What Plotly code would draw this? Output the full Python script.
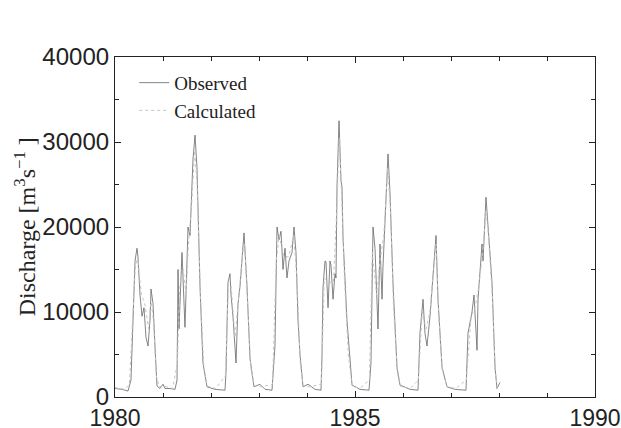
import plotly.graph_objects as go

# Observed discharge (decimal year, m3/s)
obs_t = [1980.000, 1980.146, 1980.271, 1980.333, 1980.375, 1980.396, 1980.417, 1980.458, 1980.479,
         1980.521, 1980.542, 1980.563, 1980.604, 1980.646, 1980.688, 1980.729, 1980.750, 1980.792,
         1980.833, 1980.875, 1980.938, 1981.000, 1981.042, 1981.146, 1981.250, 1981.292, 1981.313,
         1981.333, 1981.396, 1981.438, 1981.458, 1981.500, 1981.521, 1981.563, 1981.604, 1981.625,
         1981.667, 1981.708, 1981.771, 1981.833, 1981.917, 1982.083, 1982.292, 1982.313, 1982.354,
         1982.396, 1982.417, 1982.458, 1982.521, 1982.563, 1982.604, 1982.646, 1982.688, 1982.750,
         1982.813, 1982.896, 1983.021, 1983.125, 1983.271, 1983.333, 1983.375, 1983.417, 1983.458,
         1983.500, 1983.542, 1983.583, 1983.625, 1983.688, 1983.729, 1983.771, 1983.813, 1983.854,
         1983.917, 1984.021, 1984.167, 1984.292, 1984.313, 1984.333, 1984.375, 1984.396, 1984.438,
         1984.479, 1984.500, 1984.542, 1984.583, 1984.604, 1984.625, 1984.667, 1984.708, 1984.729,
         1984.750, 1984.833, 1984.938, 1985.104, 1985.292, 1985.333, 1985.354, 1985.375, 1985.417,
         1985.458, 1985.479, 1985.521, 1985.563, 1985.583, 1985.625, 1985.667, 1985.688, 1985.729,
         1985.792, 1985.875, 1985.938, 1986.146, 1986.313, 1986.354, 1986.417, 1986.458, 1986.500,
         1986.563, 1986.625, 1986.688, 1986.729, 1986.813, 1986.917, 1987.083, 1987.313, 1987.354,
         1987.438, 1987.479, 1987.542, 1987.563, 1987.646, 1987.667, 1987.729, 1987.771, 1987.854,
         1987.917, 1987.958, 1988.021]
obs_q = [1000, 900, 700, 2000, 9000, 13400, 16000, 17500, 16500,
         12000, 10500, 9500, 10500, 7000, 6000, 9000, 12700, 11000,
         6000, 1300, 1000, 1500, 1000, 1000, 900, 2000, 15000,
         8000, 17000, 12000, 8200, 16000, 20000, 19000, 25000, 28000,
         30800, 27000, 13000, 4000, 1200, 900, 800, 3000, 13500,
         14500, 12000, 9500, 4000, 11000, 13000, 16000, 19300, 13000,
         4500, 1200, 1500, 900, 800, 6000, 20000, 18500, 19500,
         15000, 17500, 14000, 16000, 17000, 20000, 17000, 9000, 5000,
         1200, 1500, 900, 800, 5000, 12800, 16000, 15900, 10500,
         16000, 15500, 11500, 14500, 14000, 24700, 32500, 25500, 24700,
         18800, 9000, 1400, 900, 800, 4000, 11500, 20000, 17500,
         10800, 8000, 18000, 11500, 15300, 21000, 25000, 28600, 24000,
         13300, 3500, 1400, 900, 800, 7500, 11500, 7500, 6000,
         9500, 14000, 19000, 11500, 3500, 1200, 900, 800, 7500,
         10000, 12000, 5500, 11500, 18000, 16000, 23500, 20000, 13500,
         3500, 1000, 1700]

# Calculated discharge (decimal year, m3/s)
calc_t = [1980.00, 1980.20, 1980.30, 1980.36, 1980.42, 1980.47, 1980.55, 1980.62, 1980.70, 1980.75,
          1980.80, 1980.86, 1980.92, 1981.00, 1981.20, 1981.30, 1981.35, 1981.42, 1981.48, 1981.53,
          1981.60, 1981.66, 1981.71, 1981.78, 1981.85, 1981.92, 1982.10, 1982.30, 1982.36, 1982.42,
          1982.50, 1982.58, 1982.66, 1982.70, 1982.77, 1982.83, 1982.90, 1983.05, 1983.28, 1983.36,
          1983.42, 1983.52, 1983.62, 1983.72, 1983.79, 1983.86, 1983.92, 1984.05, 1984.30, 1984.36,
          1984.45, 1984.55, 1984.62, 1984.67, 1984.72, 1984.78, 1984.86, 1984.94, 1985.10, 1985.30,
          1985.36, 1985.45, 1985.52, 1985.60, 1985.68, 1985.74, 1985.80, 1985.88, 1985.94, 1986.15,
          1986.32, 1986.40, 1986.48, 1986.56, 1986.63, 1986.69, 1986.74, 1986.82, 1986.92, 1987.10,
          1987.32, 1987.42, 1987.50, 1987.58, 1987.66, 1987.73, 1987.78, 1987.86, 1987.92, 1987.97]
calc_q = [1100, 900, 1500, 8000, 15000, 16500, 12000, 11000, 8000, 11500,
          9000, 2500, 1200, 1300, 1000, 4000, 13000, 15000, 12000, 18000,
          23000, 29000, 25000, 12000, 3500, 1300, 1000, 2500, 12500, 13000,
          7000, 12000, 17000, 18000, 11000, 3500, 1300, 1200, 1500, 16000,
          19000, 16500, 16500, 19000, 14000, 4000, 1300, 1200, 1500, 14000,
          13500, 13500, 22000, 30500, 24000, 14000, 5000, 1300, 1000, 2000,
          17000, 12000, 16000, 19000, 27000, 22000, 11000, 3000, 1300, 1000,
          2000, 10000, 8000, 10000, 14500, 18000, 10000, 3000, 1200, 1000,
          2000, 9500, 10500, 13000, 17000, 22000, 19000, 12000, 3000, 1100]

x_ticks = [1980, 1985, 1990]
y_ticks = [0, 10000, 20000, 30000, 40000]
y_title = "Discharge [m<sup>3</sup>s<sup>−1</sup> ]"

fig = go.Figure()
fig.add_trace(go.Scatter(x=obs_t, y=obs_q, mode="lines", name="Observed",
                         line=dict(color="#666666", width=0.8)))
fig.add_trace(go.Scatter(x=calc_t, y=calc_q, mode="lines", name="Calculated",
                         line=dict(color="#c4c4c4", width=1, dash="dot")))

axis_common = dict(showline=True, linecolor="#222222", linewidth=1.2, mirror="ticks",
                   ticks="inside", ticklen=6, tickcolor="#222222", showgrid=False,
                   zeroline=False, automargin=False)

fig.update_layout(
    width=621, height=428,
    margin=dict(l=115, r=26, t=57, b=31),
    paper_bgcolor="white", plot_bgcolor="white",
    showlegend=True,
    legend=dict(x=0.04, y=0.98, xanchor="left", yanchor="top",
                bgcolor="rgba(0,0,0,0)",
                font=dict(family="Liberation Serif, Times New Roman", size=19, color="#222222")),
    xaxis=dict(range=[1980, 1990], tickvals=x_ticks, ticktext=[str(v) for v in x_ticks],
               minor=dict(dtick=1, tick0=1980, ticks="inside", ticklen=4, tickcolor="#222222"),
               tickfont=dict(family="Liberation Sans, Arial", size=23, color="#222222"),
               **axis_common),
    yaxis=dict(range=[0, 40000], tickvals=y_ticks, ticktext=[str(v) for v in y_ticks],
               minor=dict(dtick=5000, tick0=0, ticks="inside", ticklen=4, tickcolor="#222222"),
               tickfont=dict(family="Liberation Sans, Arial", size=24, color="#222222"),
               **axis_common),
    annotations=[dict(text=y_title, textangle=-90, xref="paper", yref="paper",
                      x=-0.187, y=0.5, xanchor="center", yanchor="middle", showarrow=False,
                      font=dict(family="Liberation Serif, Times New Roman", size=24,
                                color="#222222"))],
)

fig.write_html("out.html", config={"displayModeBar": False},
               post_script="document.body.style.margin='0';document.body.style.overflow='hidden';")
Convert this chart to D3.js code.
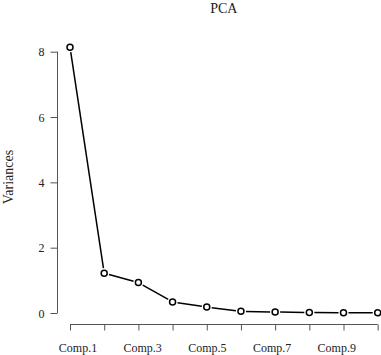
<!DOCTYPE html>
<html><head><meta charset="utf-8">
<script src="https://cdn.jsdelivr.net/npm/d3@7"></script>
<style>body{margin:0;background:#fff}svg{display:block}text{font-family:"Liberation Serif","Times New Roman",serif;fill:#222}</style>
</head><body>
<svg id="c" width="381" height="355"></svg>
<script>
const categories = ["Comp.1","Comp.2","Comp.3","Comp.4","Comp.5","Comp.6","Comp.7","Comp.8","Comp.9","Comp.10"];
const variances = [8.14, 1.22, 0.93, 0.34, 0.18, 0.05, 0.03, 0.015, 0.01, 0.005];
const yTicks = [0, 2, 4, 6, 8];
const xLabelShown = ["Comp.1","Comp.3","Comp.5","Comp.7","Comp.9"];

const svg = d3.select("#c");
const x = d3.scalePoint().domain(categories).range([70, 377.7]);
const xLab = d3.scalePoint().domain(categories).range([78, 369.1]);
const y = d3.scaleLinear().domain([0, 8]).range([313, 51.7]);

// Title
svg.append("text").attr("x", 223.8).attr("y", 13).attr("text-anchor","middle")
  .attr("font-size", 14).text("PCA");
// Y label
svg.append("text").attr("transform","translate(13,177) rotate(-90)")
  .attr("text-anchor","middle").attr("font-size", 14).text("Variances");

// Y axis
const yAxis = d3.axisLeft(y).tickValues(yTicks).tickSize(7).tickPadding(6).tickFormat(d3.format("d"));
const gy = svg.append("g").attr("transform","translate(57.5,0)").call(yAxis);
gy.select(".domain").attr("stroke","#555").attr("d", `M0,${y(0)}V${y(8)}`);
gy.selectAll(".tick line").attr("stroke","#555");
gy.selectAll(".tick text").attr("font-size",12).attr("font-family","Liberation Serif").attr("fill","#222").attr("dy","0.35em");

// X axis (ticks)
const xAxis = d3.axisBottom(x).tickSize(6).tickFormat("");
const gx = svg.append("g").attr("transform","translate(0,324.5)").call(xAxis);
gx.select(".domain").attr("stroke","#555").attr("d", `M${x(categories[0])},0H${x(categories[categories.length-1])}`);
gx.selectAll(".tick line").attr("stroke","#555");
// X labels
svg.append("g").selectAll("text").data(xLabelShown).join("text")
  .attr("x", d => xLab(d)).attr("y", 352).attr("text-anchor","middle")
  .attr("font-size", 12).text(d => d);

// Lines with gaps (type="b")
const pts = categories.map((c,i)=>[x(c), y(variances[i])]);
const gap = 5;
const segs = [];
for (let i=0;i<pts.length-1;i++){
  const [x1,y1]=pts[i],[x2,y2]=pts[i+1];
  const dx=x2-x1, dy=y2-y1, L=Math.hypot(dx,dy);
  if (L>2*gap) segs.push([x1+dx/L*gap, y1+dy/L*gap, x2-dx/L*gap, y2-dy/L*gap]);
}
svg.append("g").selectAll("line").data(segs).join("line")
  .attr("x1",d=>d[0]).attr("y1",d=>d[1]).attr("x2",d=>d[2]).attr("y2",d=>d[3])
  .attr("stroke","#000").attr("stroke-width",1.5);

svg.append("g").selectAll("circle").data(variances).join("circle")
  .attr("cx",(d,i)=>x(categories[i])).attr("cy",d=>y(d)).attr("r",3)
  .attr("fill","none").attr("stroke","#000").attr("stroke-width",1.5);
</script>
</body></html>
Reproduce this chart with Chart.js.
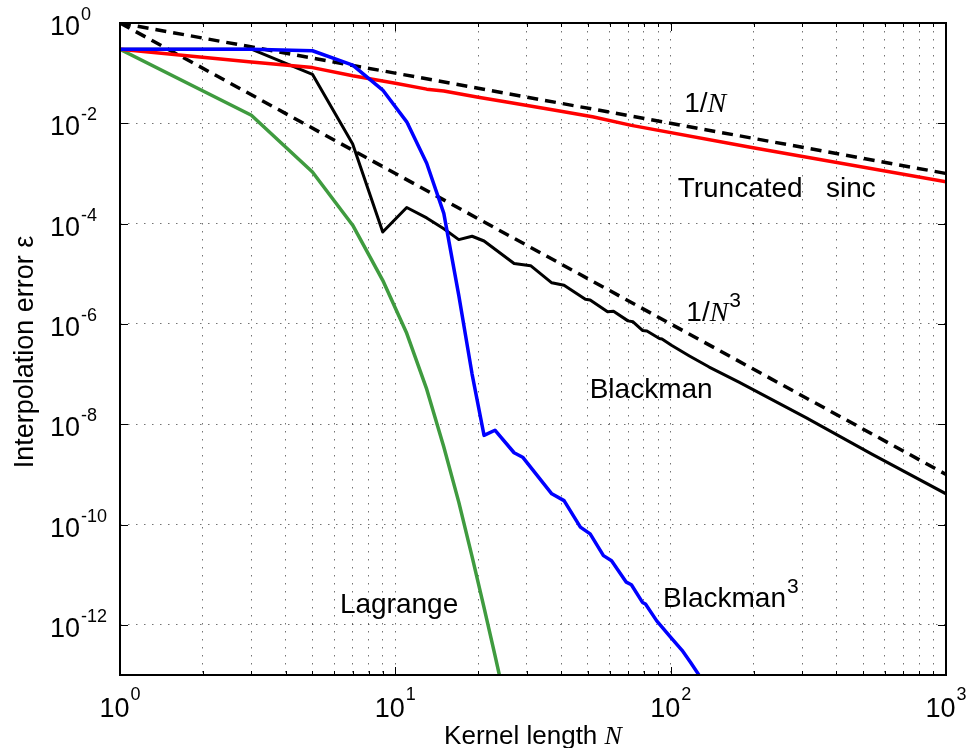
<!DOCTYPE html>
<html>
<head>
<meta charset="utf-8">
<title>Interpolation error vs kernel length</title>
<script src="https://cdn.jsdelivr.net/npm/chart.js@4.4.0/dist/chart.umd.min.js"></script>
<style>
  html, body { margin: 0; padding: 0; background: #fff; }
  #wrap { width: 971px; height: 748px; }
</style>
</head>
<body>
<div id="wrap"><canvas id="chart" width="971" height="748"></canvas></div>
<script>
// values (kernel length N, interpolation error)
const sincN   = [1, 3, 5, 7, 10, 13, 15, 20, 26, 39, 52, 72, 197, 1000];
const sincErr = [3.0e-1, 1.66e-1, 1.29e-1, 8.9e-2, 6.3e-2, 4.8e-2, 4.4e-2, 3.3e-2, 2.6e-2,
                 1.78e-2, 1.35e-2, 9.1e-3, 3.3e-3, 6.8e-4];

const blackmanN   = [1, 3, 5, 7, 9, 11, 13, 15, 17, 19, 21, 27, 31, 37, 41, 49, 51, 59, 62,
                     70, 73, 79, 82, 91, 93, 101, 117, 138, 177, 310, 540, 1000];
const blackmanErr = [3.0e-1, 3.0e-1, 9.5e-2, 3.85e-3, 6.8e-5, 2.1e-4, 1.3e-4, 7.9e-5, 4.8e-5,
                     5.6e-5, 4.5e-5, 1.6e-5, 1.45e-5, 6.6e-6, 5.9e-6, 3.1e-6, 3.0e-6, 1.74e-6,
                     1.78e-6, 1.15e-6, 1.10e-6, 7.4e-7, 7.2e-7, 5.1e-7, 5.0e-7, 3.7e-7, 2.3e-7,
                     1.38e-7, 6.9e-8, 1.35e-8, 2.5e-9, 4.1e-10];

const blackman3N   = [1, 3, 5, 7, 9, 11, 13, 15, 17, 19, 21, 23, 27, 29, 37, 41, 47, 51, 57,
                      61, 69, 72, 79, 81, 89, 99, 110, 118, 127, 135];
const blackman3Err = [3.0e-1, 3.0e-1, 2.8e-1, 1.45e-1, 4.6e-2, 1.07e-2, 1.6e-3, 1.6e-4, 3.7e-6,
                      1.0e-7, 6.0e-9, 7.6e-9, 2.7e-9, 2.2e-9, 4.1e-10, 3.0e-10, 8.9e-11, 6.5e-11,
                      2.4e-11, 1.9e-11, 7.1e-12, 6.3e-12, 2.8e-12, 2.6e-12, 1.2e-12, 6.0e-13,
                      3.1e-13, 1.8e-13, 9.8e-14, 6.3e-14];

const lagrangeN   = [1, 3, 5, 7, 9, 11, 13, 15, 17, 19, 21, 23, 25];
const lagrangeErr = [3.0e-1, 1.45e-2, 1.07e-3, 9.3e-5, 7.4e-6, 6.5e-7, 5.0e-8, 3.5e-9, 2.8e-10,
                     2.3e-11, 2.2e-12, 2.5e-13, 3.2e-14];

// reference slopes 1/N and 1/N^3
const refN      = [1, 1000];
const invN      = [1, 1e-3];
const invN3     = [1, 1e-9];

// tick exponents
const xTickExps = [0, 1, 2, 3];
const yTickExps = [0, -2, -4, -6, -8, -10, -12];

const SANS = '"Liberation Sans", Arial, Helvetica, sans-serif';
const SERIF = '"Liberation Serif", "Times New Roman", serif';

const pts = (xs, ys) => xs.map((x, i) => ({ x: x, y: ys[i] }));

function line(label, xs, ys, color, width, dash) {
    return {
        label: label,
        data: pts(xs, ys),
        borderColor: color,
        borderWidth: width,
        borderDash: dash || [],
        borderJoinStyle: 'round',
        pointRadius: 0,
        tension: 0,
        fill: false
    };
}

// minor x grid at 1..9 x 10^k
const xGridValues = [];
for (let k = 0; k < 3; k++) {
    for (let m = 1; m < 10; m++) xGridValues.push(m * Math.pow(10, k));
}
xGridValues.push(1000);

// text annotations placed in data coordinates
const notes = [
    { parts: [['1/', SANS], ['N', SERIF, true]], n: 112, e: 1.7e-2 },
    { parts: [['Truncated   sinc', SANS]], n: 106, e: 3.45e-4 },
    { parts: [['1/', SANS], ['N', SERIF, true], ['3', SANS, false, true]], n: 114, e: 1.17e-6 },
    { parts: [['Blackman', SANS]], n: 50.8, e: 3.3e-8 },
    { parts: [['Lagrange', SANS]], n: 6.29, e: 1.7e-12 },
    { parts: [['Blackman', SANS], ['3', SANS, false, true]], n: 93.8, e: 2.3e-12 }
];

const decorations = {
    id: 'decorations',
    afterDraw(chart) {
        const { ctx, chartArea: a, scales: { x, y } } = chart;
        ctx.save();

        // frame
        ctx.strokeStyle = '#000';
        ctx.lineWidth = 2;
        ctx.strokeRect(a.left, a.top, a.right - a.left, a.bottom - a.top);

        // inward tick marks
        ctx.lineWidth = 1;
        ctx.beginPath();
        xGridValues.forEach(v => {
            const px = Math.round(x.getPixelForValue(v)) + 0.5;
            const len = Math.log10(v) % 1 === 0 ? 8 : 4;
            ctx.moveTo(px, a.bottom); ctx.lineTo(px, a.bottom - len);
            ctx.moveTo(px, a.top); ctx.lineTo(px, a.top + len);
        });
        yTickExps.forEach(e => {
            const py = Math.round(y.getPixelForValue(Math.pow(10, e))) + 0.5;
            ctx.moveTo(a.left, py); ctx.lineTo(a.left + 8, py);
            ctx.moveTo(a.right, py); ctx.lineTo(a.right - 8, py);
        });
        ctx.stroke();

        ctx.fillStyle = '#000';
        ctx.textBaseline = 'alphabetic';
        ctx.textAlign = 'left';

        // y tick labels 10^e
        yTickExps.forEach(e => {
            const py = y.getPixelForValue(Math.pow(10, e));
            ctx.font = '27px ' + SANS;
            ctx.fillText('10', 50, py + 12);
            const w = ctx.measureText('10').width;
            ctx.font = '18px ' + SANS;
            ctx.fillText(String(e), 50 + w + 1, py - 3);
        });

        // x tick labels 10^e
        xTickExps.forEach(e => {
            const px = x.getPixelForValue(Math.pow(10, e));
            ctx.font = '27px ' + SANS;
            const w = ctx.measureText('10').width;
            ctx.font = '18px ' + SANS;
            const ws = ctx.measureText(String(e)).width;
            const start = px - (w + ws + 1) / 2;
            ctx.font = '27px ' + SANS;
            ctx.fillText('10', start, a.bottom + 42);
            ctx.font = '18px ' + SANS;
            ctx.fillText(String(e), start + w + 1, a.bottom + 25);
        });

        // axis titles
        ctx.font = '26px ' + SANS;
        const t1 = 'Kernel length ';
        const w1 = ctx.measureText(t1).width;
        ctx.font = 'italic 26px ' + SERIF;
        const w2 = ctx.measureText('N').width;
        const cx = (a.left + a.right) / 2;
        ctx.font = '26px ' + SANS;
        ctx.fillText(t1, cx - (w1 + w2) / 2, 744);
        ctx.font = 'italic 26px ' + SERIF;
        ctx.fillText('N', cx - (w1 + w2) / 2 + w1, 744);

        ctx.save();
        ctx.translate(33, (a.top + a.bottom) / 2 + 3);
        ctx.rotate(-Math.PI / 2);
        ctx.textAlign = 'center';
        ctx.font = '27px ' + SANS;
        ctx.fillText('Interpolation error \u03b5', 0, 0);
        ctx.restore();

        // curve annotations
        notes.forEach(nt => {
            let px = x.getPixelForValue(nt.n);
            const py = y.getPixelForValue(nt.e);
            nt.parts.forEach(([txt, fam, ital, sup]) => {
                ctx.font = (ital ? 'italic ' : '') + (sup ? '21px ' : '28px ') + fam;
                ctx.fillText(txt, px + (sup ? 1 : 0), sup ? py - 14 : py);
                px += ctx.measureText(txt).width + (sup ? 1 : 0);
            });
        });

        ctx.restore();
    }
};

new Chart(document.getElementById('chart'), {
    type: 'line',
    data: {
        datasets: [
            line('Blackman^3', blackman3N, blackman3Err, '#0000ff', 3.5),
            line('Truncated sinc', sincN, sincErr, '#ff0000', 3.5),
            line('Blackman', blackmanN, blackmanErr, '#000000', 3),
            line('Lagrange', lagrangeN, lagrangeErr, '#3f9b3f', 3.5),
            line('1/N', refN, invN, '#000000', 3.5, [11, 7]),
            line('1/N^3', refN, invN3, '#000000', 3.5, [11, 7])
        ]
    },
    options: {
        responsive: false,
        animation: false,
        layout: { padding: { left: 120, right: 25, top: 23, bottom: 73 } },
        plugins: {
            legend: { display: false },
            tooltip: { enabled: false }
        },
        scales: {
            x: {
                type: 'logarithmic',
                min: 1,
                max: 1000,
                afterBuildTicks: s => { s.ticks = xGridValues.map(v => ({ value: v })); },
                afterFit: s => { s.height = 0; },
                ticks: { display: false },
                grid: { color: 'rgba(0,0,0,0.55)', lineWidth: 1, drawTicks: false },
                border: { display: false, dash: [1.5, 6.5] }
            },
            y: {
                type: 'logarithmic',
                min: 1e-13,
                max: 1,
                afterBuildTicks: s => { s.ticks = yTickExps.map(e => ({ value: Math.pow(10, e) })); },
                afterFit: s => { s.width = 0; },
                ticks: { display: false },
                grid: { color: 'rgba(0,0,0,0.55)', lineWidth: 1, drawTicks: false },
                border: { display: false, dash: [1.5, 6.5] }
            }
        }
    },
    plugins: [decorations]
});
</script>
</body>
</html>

......

(Work to do):
Give again, word for word, every line from the top of the data through the line with "import plotly.graph_objects as go", both ends included, and exclude the pictures.

(Task result):
What Plotly code would draw this? Output the full Python script.
import plotly.graph_objects as go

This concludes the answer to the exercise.